B.C.: Esta brincadeira começou nos treinos, em que dois bons amigos (Rui Cabral e Sérgio Costa) foram espalhando essa alcunha. Tenho que confessar que de início incomodava-me. Apesar de saber que o faziam por brincadeira, era algo que me deixava desconfortável, pois mesmo tendo sido um dos principais impulsionadores, tinha comigo uma equipa constituída por pessoas de muito valor e que todos eles, de uma forma ou de outra, deram muito à criação do núcleo. Mas perguntas se me considero pai desta instituição (risos). Seria hipócrita da minha parte não pensar que, sendo um dos principais responsáveis pela sua criação, não poderia esta instituição ser órfão e então sim poderemos pensar em eu ser o pai (visto que para o papel de mãe tenho pouco jeito (risos)). Mais a sério, volto a dizer que não acho que seja nem o dono nem o pai do núcleo. Sei a importância que tive na criação do núcleo e da importância que tenho na sua continuidade, porque ao longo destes quase dois anos (desde as primeiras reuniões, passando pela sua criação oficial e até aos dias de hoje) foram muitas horas dedicadas ao núcleo e, mais uma vez, como todos os árbitros, em deterioramento da família e amigos. Mas como disse, é com muito orgulho que represento esta grande instituição e confesso que até tenho orgulho em que os meus colegas me homenageiem desta forma.

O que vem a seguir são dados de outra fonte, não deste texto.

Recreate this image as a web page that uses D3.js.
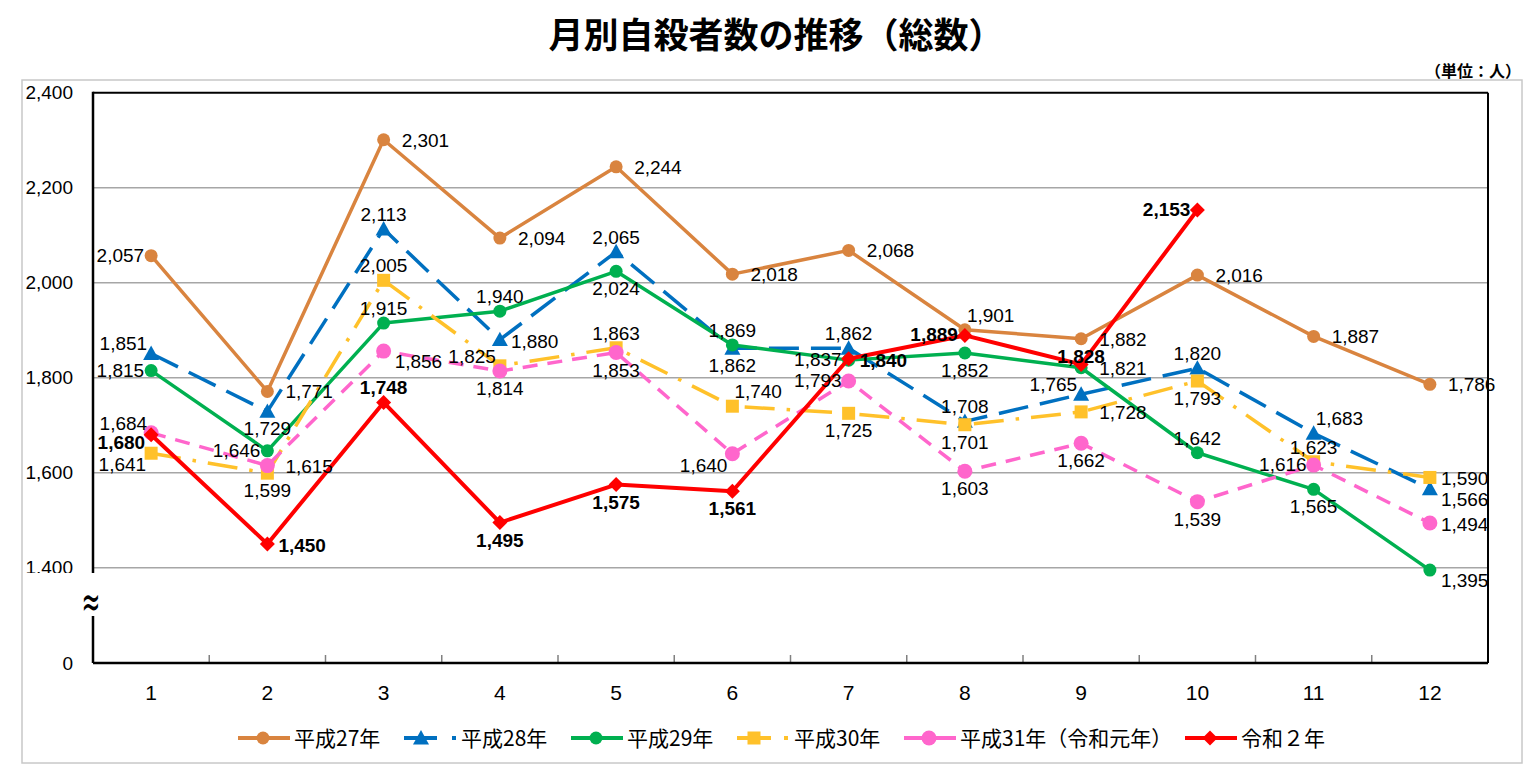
<!DOCTYPE html>
<html lang="ja">
<head>
<meta charset="utf-8">
<script src="https://cdn.jsdelivr.net/npm/d3@7"></script>
<style>
  html, body { margin: 0; padding: 0; background: #fff; }
  svg { display: block; }
</style>
</head>
<body>
<svg id="chart" width="1536" height="770"></svg>
<script>
// ---------------- data ----------------
const months = [1, 2, 3, 4, 5, 6, 7, 8, 9, 10, 11, 12];
const yTicks = [1400, 1600, 1800, 2000, 2200, 2400];
const seriesNames = ["平成27年", "平成28年", "平成29年", "平成30年", "平成31年（令和元年）", "令和２年"];
const h27 = [2057, 1771, 2301, 2094, 2244, 2018, 2068, 1901, 1882, 2016, 1887, 1786];
const h28 = [1851, 1729, 2113, 1880, 2065, 1862, 1862, 1708, 1765, 1820, 1683, 1566];
const h29 = [1815, 1646, 1915, 1940, 2024, 1869, 1837, 1852, 1821, 1642, 1565, 1395];
const h30 = [1641, 1599, 2005, 1825, 1863, 1740, 1725, 1701, 1728, 1793, 1623, 1590];
const h31 = [1684, 1615, 1856, 1814, 1853, 1640, 1793, 1603, 1662, 1539, 1616, 1494];
const r2  = [1680, 1450, 1748, 1495, 1575, 1561, 1840, 1889, 1828, 2153];

// label placement codes (layout only)
const pos27 = ['l','r','r','r','r','r','r','tr','r','r','r','r'];
const pos28 = ['tl','b','t','rn','t','b','t','t','tl','t','tr','br'];
const pos29 = ['l','l','t','t','b','t','l','b','r','t','b','br'];
const pos30 = ['bl','b','t','tl','t','tr','b','b','r','b','t','rn'];
const pos31 = ['tl','r','br','b','b','bl','l','b','b','b','l','rn'];
const posR2 = ['lb','rn','t','b','b','b','rn','l','tc','l'];

// ---------------- styles ----------------
const styles = [
  { color: "#D9843F", dash: null,            legendDash: null,          marker: "circle",   size: 6.5, bold: false },
  { color: "#0070C0", dash: "30,12",         legendDash: "33,15",       marker: "triangle", size: 8,   bold: false },
  { color: "#00B050", dash: null,            legendDash: null,          marker: "circle",   size: 6.5, bold: false },
  { color: "#FFC12A", dash: "30,12,3.5,12",  legendDash: "34,13,4,13",  marker: "square",   size: 6.5, bold: false },
  { color: "#FF66CC", dash: "15,10",         legendDash: null,          marker: "circle",   size: 7.5, bold: false },
  { color: "#FF0000", dash: null,            legendDash: null,          marker: "diamond",  size: 7.5, bold: true  }
];
const seriesValues = [h27, h28, h29, h30, h31, r2];
const seriesPos = [pos27, pos28, pos29, pos30, pos31, posR2];

const series = seriesNames.map((name, i) => ({
  name, style: styles[i],
  points: seriesValues[i].map((v, j) => ({ m: months[j], v, p: seriesPos[i][j] }))
}));

// ---------------- layout ----------------
const svg = d3.select("#chart");
const L = 93, R = 1488, T = 92.7, B1400 = 567.7, Y0 = 663;
const FONT = "'Liberation Sans', Arial, 'Noto Sans CJK JP', sans-serif";
const JFONT = "'Noto Sans CJK JP', 'Liberation Sans', sans-serif";

const x = d3.scaleBand().domain(months).range([L, R]);
const y = d3.scaleLinear().domain([1400, 2400]).range([B1400, T]);
const cx = m => x(m) + x.bandwidth() / 2;

// outer frame
svg.append("rect").attr("x", 22).attr("y", 80).attr("width", 1500).attr("height", 683)
  .attr("fill", "none").attr("stroke", "#C8C8C8").attr("stroke-width", 1.5);

// title
svg.append("text").attr("x", 776).attr("y", 48).attr("text-anchor", "middle")
  .attr("font-family", JFONT).attr("font-weight", "bold").attr("font-size", 35)
  .attr("fill", "#000").text("月別自殺者数の推移（総数）");
svg.append("text").attr("x", 1521).attr("y", 77).attr("text-anchor", "end")
  .attr("font-family", JFONT).attr("font-weight", "bold").attr("font-size", 16)
  .attr("fill", "#000").text("（単位：人）");

// gridlines
svg.append("g").selectAll("line").data(yTicks.filter(t => t < 2400)).join("line")
  .attr("x1", L).attr("x2", R).attr("y1", d => y(d)).attr("y2", d => y(d))
  .attr("stroke", "#A6A6A6").attr("stroke-width", 1.5);

// y axis labels
const yAxis = d3.axisLeft(y).tickValues(yTicks).tickSize(0).tickPadding(20)
  .tickFormat(d3.format(","));
const gy = svg.append("g").attr("transform", `translate(${L},0)`).call(yAxis);
gy.select(".domain").remove();
gy.selectAll("text").attr("font-family", FONT).attr("font-size", 19).attr("fill", "#000");
svg.append("text").attr("x", 73).attr("y", Y0).attr("dy", "0.35em").attr("text-anchor", "end")
  .attr("font-family", FONT).attr("font-size", 19).text("0");

// plot borders
svg.append("line").attr("x1", L).attr("x2", R).attr("y1", T).attr("y2", T)
  .attr("stroke", "#000").attr("stroke-width", 2);
svg.append("line").attr("x1", R).attr("x2", R).attr("y1", T).attr("y2", Y0)
  .attr("stroke", "#000").attr("stroke-width", 2);
svg.append("line").attr("x1", L).attr("x2", L).attr("y1", T - 1).attr("y2", Y0)
  .attr("stroke", "#000").attr("stroke-width", 2.5);

// x axis
const xAxis = d3.axisBottom(x).tickSize(0).tickPadding(22);
const gx = svg.append("g").attr("transform", `translate(0,${Y0})`).call(xAxis);
gx.select(".domain").remove();
gx.selectAll("text").attr("font-family", FONT).attr("font-size", 21).attr("fill", "#000");
svg.append("g").selectAll("line").data(months.slice(1)).join("line")
  .attr("x1", d => x(d)).attr("x2", d => x(d)).attr("y1", Y0).attr("y2", Y0 - 8)
  .attr("stroke", "#808080").attr("stroke-width", 1.5);
svg.append("line").attr("x1", L).attr("x2", R).attr("y1", Y0).attr("y2", Y0)
  .attr("stroke", "#000").attr("stroke-width", 2.5);

// axis break
svg.append("rect").attr("x", 24).attr("y", 573).attr("width", 76).attr("height", 43).attr("fill", "#fff");
svg.append("text").attr("x", 91).attr("y", 601).attr("dy", "0.35em").attr("text-anchor", "middle")
  .attr("font-family", "'DejaVu Sans', sans-serif").attr("font-size", 30)
  .attr("transform", "translate(91,601) scale(0.75,1.5) translate(-91,-601)")
  .text("≈");

// marker drawing
function drawMarker(sel, st) {
  const s = st.size;
  if (st.marker === "circle") {
    sel.append("circle").attr("r", s).attr("fill", st.color);
  } else if (st.marker === "triangle") {
    sel.append("path").attr("d", `M0,${-s} L${s},${s * 0.8} L${-s},${s * 0.8} Z`).attr("fill", st.color);
  } else if (st.marker === "square") {
    sel.append("rect").attr("x", -s).attr("y", -s).attr("width", 2 * s).attr("height", 2 * s).attr("fill", st.color);
  } else if (st.marker === "diamond") {
    sel.append("path").attr("d", `M0,${-s} L${s},0 L0,${s} L${-s},0 Z`).attr("fill", st.color);
  }
}

// lines + markers
const line = d3.line().x(d => cx(d.m)).y(d => y(d.v));
series.forEach(s => {
  const g = svg.append("g");
  g.append("path").attr("d", line(s.points)).attr("fill", "none")
    .attr("stroke", s.style.color).attr("stroke-width", s.style.bold ? 4 : 3.5)
    .attr("stroke-dasharray", s.style.dash).attr("stroke-linejoin", "round");
  s.points.forEach(p => {
    const mg = g.append("g").attr("transform", `translate(${cx(p.m)},${y(p.v)})`);
    drawMarker(mg, s.style);
  });
});

// labels
const place = {
  l:  { a: "end",    dx: -7, dy: 6 },
  lb: { a: "end",    dx: -6, dy: 14 },
  r:  { a: "start",  dx: 18, dy: 7 },
  rn: { a: "start",  dx: 11, dy: 8 },
  t:  { a: "middle", dx: 0,  dy: -8 },
  tc: { a: "middle", dx: 0,  dy: -1 },
  b:  { a: "middle", dx: 0,  dy: 24 },
  tl: { a: "end",    dx: -4, dy: -3 },
  tr: { a: "start",  dx: 2,  dy: -8 },
  bl: { a: "end",    dx: -5, dy: 18 },
  br: { a: "start",  dx: 11, dy: 17 }
};
const fmt = d3.format(",");
series.forEach(s => {
  svg.append("g").selectAll("text").data(s.points).join("text")
    .attr("x", d => cx(d.m) + place[d.p].dx)
    .attr("y", d => y(d.v) + place[d.p].dy)
    .attr("text-anchor", d => place[d.p].a)
    .attr("font-family", FONT).attr("font-size", 19)
    .attr("font-weight", s.style.bold ? "bold" : "normal")
    .attr("fill", "#000")
    .text(d => fmt(d.v));
});

// legend
const legendX = [238, 404, 571, 737, 904, 1185];
const LY = 738;
series.forEach((s, i) => {
  const g = svg.append("g").attr("transform", `translate(${legendX[i]},${LY})`);
  g.append("line").attr("x1", 0).attr("x2", 52).attr("y1", 0).attr("y2", 0)
    .attr("stroke", s.style.color).attr("stroke-width", 4)
    .attr("stroke-dasharray", s.style.legendDash);
  const dashed = !!s.style.legendDash;
  const mg = g.append("g").attr("transform", `translate(${dashed ? 17 : 25},0)`);
  drawMarker(mg, s.style);
  g.append("text").attr("x", dashed ? 57 : 56).attr("y", 0).attr("dy", "0.36em")
    .attr("font-family", JFONT).attr("font-size", 21).attr("fill", "#000")
    .text(s.name);
});
</script>
</body>
</html>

N.: Pertencer à direção desta instituição deve ser uma tarefa árdua. Para ti, qual é a maior dificuldade em conciliar a tua vida pessoal com a direção do NAFISM?

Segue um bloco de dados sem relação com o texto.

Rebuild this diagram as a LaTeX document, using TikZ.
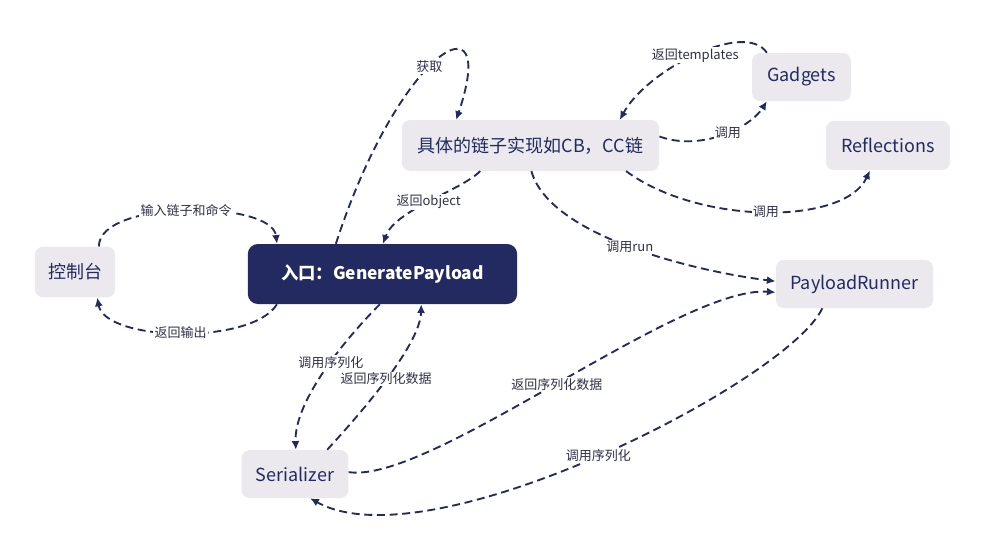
\documentclass[tikz,border=0pt]{standalone}
\usepackage{fontspec}
\setmainfont{Noto Sans CJK SC}
\usetikzlibrary{arrows.meta}
\definecolor{Navy}{HTML}{222A61}
\definecolor{PaleGrey}{HTML}{EBE9EE}
\definecolor{LabelInk}{HTML}{2E3048}

\begin{document}
\begin{tikzpicture}[x=0.75pt, y=-0.75pt,
    box/.style={fill=PaleGrey, text=Navy, rounded corners=6pt, font=\fontsize{13.5}{16}\selectfont, minimum height=36pt},
    entrybox/.style={fill=Navy, text=white, rounded corners=7.5pt, font=\bfseries\fontsize{13}{16}\selectfont},
    flow/.style={draw=Navy, line width=1.4pt, dash pattern=on 6pt off 3.5pt, -{Latex[length=6.5pt,width=6pt]}},
    lbl/.style={fill=white, text=LabelInk, inner sep=1pt, font=\fontsize{9.75}{11}\selectfont}]
  \useasboundingbox (0,0) rectangle (981,543);
  \node[box, minimum width=60pt, minimum height=38pt] (console) at (75,272) {控制台};
  \node[entrybox, minimum width=202pt, minimum height=45pt] (entry) at (382.5,274) {入口：GeneratePayload};
  \node[box, minimum width=193pt, minimum height=38pt] (chain) at (530.5,145.5) {具体的链子实现如CB，CC链};
  \node[box, minimum width=74pt] (gadgets) at (801.5,77) {Gadgets};
  \node[box, minimum width=93pt, minimum height=37pt] (refl) at (888,145.5) {Reflections};
  \node[box, minimum width=118pt] (runner) at (854.5,284) {PayloadRunner};
  \node[box, minimum width=80pt] (ser) at (295,474) {Serializer};

  \draw[flow] (console.47) .. controls +(0,-47) and +(-5,-44) .. (entry.164) node[lbl, pos=0.5] {输入链子和命令};
  \draw[flow] (entry.196) .. controls +(-25,41) and +(8,44) .. (console.311) node[lbl, pos=0.5] {返回输出};
  \draw[flow] (entry.147) .. controls +(63,-194) and +(44,-130) .. (chain.161) node[lbl, pos=0.46] {获取};
  \draw[flow] (chain.207) .. controls +(-20,20) and +(12,-34) .. (entry.89) node[lbl, pos=0.5] {返回object};
  \draw[flow] (gadgets.145) .. controls +(-22,-33) and +(27,-50) .. (chain.16) node[lbl, pos=0.5] {返回templates};
  \draw[flow] (chain.4) .. controls +(41,15) and +(-17,27) .. (gadgets.215) node[lbl, pos=0.55] {调用};
  \draw[flow] (chain.345) .. controls +(73,54) and +(-25,55) .. (refl.234) node[lbl, pos=0.5] {调用};
  \draw[flow] (chain.272) .. controls +(18,65) and +(-81,-10) .. (runner.178) node[lbl, pos=0.5] {调用run};
  \draw[flow] (ser.2) .. controls +(82,12) and +(-96,-7) .. (runner.186) node[lbl, pos=0.5] {返回序列化数据};
  \draw[flow] (runner.217) .. controls +(-33,72) and +(119,67) .. (ser.302) node[lbl, pos=0.5] {调用序列化};
  \draw[flow] (entry.265) .. controls +(-31,31) and +(-2,-50) .. (ser.88) node[lbl, pos=0.45] {调用序列化};
  \draw[flow] (ser.37) .. controls +(33,-36) and +(-1,41) .. (entry.322) node[lbl, pos=0.5] {返回序列化数据};
\end{tikzpicture}
\end{document}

B.C.: Tenho que saber organizar os tempos livres para poder conciliar com todas as restantes tarefas que já me ocupam os dias. Mas como qualquer árbitro, sabemos sempre dar um pouco mais de nós para a arbitragem. Nunca fui uma pessoa de estar quieto e sempre gostei de ter todos os meus tempos livres ocupados, pelo que não foi assim tão difícil dispensar mais uns “minutinhos” ao núcleo. Para isso, tenho que ressalvar a paciência que a minha esposa teve durante estes dois anos de reuniões e noitadas até altas horas, a enviar emails, a trabalhar no site e Facebook, etc. Contudo, ela sabe que isso faz parte da minha vida e por isso compreende e apoia-me em todas as minhas decisões. Quando decidi abraçar esse projeto, ela foi a primeira a ser ouvida e é sempre uma opinião muito válida em algumas decisões, mesmo quando se trata do núcleo. Não dispenso a sua opinião e como diz o povo, “atrás de um grande homem está sempre uma grande mulher”. A ela agradeço a sua paciência e dedicação à nossa família, não esquecendo o meu filho que por vezes fica “para trás” por causa da arbitragem.

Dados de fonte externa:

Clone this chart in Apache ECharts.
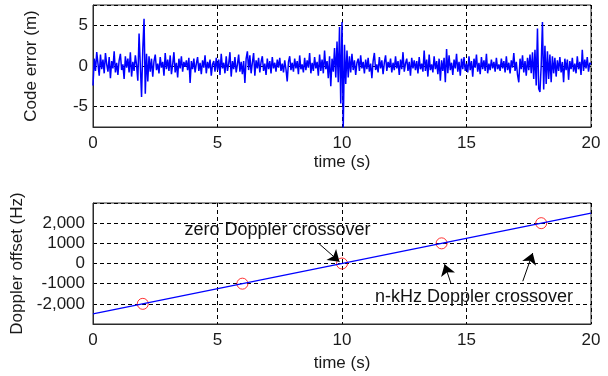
<!DOCTYPE html>
<html>
<head>
<meta charset="utf-8">
<script src="https://cdn.jsdelivr.net/npm/echarts@6/dist/echarts.min.js"></script>
<style>
  html, body { margin: 0; padding: 0; background: #fff; }
  #main { width: 608px; height: 376px; }
</style>
</head>
<body>
<div id="main"></div>
<script>
// code error (m), one sample every 0.05 s from 0 to 20 s
const dt = 0.05
const codeError = [
  -2.4, 0.9, -0.6, 1.7, 0.3, -1.2, 1.4, -0.4, 0.8, -0.9, 1.6, 0.2, -0.7, 1.1, -1.5, 0.6, -0.3, 1.8, -0.8, 0.4,
  -1.1, 0.7, 1.5, -0.5, 0.2, -1.6, 1.2, -0.2, 0.9, -0.8, 1.7, -1.3, 0.5, -0.6, 1.3, 0.1, -1.8, 4.0, 3.8, -3.8,
  2.1, 5.8, -3.4, 1.5, -1.9, 1.2, -0.7, 0.9, -1.3, 0.6, 1.4, -0.5, 0.3, -0.9, 1.1, -0.2, 0.5, -1.2, 1.6, -0.4,
  0.8, -0.6, 1.3, -1.0, 0.2, 1.7, -0.8, 0.4, -1.4, 0.9, -0.3, 1.2, -0.7, 0.5, -0.1, 0.7, -0.5, 1.0, -2.1, 0.6,
  -0.4, 0.9, -0.8, 0.3, 1.1, -0.6, 0.4, -1.0, 0.7, -0.2, 1.3, -0.9, 0.5, -0.3, 0.8, -1.2, 0.2, 0.6, -0.7, 1.0,
  -0.5, 0.8, -1.1, 1.5, -0.3, 0.4, -0.9, 1.2, -0.6, 0.3, 1.7, -1.3, 0.6, -0.4, 1.1, -0.8, 0.2, 1.4, -0.7, 0.5,
  -1.0, 0.6, -2.1, 0.9, 1.8, -0.5, 1.3, -0.9, 0.4, 1.6, -1.2, 0.7, -0.3, 1.0, -0.8, 0.5, 1.2, -0.6, 0.3, -1.1,
  0.9, -0.4, 0.6, -0.9, 1.1, -0.3, 0.4, -0.7, 0.8, -0.2, 1.0, -0.6, 0.3, -0.8, 0.7, -0.4, -1.9, 0.5, 1.2, -0.5,
  0.4, -0.7, 0.9, -0.3, 0.6, -1.0, 1.3, -0.4, 0.2, -0.8, 1.0, -0.5, 0.7, -0.2, 1.6, -0.9, 0.4, -0.6, 1.1, -0.3,
  0.5, -1.2, 1.4, -0.6, 0.8, -0.9, 1.9, -0.4, 0.6, -1.5, 1.2, -2.5, 0.9, -0.7, 2.2, -1.4, 3.0, -2.0, 4.8, -4.6,
  5.4, -7.6, 2.6, -2.2, 1.9, -1.4, 1.2, -0.8, 1.5, -0.5, 0.7, -1.1, 0.4, 0.9, -0.6, 1.3, -0.3, 0.5, -0.9, 0.8,
  -0.4, 1.0, -0.7, 0.3, -1.5, 0.6, 1.6, -0.5, 0.2, -0.8, 1.1, -0.3, 0.7, -1.0, 0.4, 1.3, -0.6, 0.5, -0.2, 0.9,
  -0.8, 0.4, -0.5, 1.2, -0.3, 0.6, -1.1, 0.8, -0.4, 1.7, -0.7, 0.3, 0.9, -0.6, 0.5, -1.2, 1.0, -0.3, 0.7, -0.5,
  0.6, -0.9, 1.1, -0.4, 0.3, -0.7, 1.9, -0.6, 0.8, -1.3, 1.4, -0.5, 0.2, -0.8, 1.2, -0.4, 0.6, -1.0, 0.9, -1.8,
  0.7, -0.6, 1.0, -2.0, 2.1, -0.9, 1.3, -0.5, 0.4, -1.1, 0.8, -0.3, 1.5, -0.7, 0.5, -1.2, 0.9, -0.4, 1.1, -0.6,
  0.3, -0.8, 1.2, -0.5, 0.6, -1.3, 0.9, -0.2, 1.4, -0.7, 0.4, -1.0, 1.1, -0.4, 0.7, -0.6, 1.5, -0.9, 0.3, -0.5,
  0.8, -0.3, 0.5, -0.7, 1.0, -0.4, 0.2, -0.6, 0.9, -0.3, 0.6, -0.8, 1.2, -0.5, 0.4, -0.9, 0.7, -0.2, 1.6, -0.6,
  0.5, -1.1, -2.0, 0.9, -0.4, 1.3, -0.8, 0.6, -1.2, 1.0, -0.5, 1.4, -0.9, 1.7, -1.6, 2.0, -2.4, 4.6, -2.8, -3.2,
  0.1, 5.4, -2.9, 2.5, -2.2, 1.8, -1.6, 1.4, -2.0, 1.2, -0.9, 1.0, -1.3, 0.7, -0.6, 1.1, -0.8, 0.5, -2.0, 0.9,
  -0.5, 0.8, -1.7, 0.6, -0.4, 1.0, -0.7, 0.3, -0.9, 1.2, -0.4, 0.5, -1.1, 2.0, -0.6, 0.8, -0.3, 1.1, -0.7, 0.4,
  0.2
]

// Doppler offset (Hz): straight line and the marked crossover points
const dopplerTime = [0, 20]
const dopplerOffset = [-2500, 2500]
const crossTime = [2, 6, 10, 14, 18]
const crossOffset = [-2000, -1000, 0, 1000, 2000]

const dopplerLabels = { '2000': '2,000', '1000': '1000', '0': '0', '-1000': '-1000', '-2000': '-2,000' }

const font = 'Liberation Sans, Arial, sans-serif'
const txt = '#1a1a1a'
const frame = '#2b2b2b'

let myChart = echarts.init(document.getElementById('main'))

const codeData = codeError.map((v, i) => [+(i * dt).toFixed(2), v])
const lineData = dopplerTime.map((t, i) => [t, dopplerOffset[i]])
const crossData = crossTime.map((t, i) => [t, crossOffset[i]])

const gridDash = { color: '#000', width: 1, type: [4, 3] }

function xAxis (gridIndex, gap) {
  return {
    type: 'value', gridIndex: gridIndex, min: 0, max: 20, interval: 5,
    name: 'time (s)', nameLocation: 'middle', nameGap: gap,
    nameTextStyle: { color: txt, fontSize: 17, fontFamily: font },
    axisLine: { onZero: false, lineStyle: { color: frame } },
    axisTick: { show: false },
    axisLabel: { color: txt, fontSize: 17, fontFamily: font, margin: 8 },
    splitLine: { show: true, lineStyle: gridDash }
  }
}

const option = {
  animation: false,
  grid: [
    { left: 93, width: 498, top: 5, height: 122, show: true, borderColor: frame, borderWidth: 1 },
    { left: 93, width: 498, top: 203, height: 121, show: true, borderColor: frame, borderWidth: 1 }
  ],
  xAxis: [xAxis(0, 27), xAxis(1, 31)],
  yAxis: [
    {
      type: 'value', gridIndex: 0, min: -7.5, max: 7.5, splitNumber: 3,
      name: 'Code error (m)', nameLocation: 'middle', nameGap: 53,
      nameTextStyle: { color: txt, fontSize: 17, fontFamily: font },
      axisLine: { lineStyle: { color: frame } },
      axisTick: { show: false },
      axisLabel: {
        color: txt, fontSize: 17, fontFamily: font, margin: 5,
        formatter: v => (v % 5 === 0 ? String(v) : '')
      },
      splitLine: { show: true, lineStyle: gridDash }
    },
    {
      type: 'value', gridIndex: 1, min: -3000, max: 3000, interval: 1000,
      name: 'Doppler offset (Hz)', nameLocation: 'middle', nameGap: 61,
      nameTextStyle: { color: txt, fontSize: 17, fontFamily: font },
      axisLine: { lineStyle: { color: frame } },
      axisTick: { show: false },
      axisLabel: {
        color: txt, fontSize: 17, fontFamily: font, margin: 8,
        formatter: v => dopplerLabels[String(v)] || ''
      },
      splitLine: { show: true, lineStyle: gridDash }
    }
  ],
  series: [
    {
      type: 'line', xAxisIndex: 0, yAxisIndex: 0, data: codeData,
      showSymbol: false, clip: true,
      lineStyle: { color: '#0000ff', width: 1.5 }
    },
    {
      type: 'line', xAxisIndex: 1, yAxisIndex: 1, data: lineData,
      showSymbol: false,
      lineStyle: { color: '#0000ff', width: 1.2 },
      markLine: {
        silent: true, symbol: ['none', 'arrow'], symbolSize: 11,
        label: { show: false },
        lineStyle: { color: '#000', width: 1, type: 'solid' },
        data: [
          [{ coord: [9.08, 980] }, { coord: [9.9, 90] }],
          [{ coord: [14.37, -970] }, { coord: [14.12, -40] }],
          [{ coord: [17.26, -880] }, { coord: [17.66, 520] }]
        ]
      }
    },
    {
      type: 'scatter', xAxisIndex: 1, yAxisIndex: 1, data: crossData,
      symbol: 'circle', symbolSize: 11,
      itemStyle: { color: 'rgba(0,0,0,0)', borderColor: '#ff0000', borderWidth: 1 }
    }
  ]
}
myChart.setOption(option)

// annotation texts, placed through the lower grid's scales
const notes = [
  { text: 'zero Doppler crossover', at: [7.41, 1650] },
  { text: 'n-kHz Doppler crossover', at: [15.3, -1640] }
]
myChart.setOption({
  graphic: notes.map(n => {
    const p = myChart.convertToPixel({ gridIndex: 1 }, n.at)
    return {
      type: 'text', x: p[0], y: p[1], z: 100,
      style: {
        text: n.text, fill: '#111', font: '18px ' + font,
        textAlign: 'center', textVerticalAlign: 'middle'
      }
    }
  })
})
</script>
</body>
</html>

N.: NAFISM tem uma direção consolidada. Contudo, pretendes, num futuro próximo, formar uma lista e concorrer à presidência do núcleo?
B.C.: Neste momento ainda nos falta cerca de um ano de mandato e, sinceramente, nem eu, e penso que nem os meus colegas, estamos preocupados com essa questão. Estamos a desenvolver um bom trabalho a vários níveis e sempre com o objetivo de unir a arbitragem e lutar pela sua evolução. Relativamente a presidência do núcleo, essa ideia de ser eu o presidente foi abordada no início, mas sempre foi da minha opinião que o presidente do NAFISM deveria ser alguém que representasse bem a arbitragem, não só pelo seu carisma e personalidade, mas pelos anos dedicados a essa nobre causa e ai, o Fernando Pereira foi, como se costuma dizer, “assentar que nem uma luva”. É um ex-árbitro, com mais de 15 anos dedicados a esta nobre causa, é uma pessoa respeitada por todos os árbitros (sócios e não sócios) e tem uma personalidade de líder. Costumo dizer que o futuro não me preocupa muito, pois vivo o presente, mas ao mesmo tempo não poderei dizer que “desta água não beberei”. Certamente que mais perto das eleições iremos, em conjunto, analisar se iremos continuar ou não ligados à direção e quem sabe o que o futuro me reserva…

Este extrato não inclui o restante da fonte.